09-30-2017 01:42 PM
I am using views in some data steps, in order to reduce I/O operations and improve performance when using large datasets.
I have tested this in some programs, in my program I have a result datasets and other than are intermediate (stored in work library).
I am changing the intermediate dataset for a view and I have found that if I change this intermediate dataset for a view in one or two steps then the performance is better, but if I made more than two steps with views then the performance is equal than using datasets or even worse. In both situations I create a results dataset (nor view) in the final step.
I would like to know best practices of using views, if there are good noly for one or tow steps or for some type of operations. I am doing data /set with new fileds, joins, agregations.
Thanks in advance
09-30-2017 02:43 PM
If you re-use a data set view, then it is reconstructed each time from the original source, which is probably why you don't see expected benefits sometimes when using the view multiple times. This would be especially true when the view is a merge of multiple datasets, or the view is a small subset of the original.

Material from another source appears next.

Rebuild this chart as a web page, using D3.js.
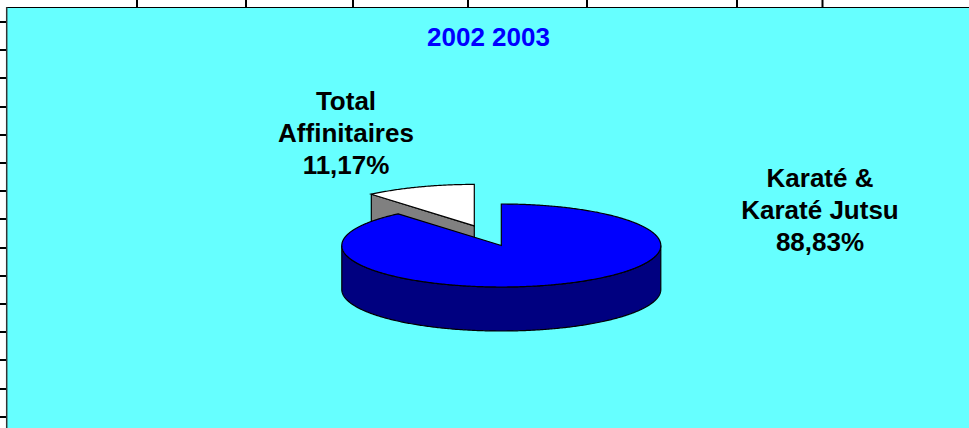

One way to mitigate this problem is to simultaneously define a matching data set view (VNEED) and a data set file (NEED), as below. The first use (proc freq) call VNEED, which in the background would read BIGDATA, stream in VNEED, and write NEED. Note the proc freq doesn't have to wait for dataset NEED to be completely generated. The subsequent univariate proc would read dataset file NEED.
data need vneed / view=vneed;
proc freq data=vneed;
tables .... ;
proc univariate data=need;
So depending on the relative size of bigdata vs need, you might save considerable time by using the data file for 2nd and further access, and use the view only for the first access.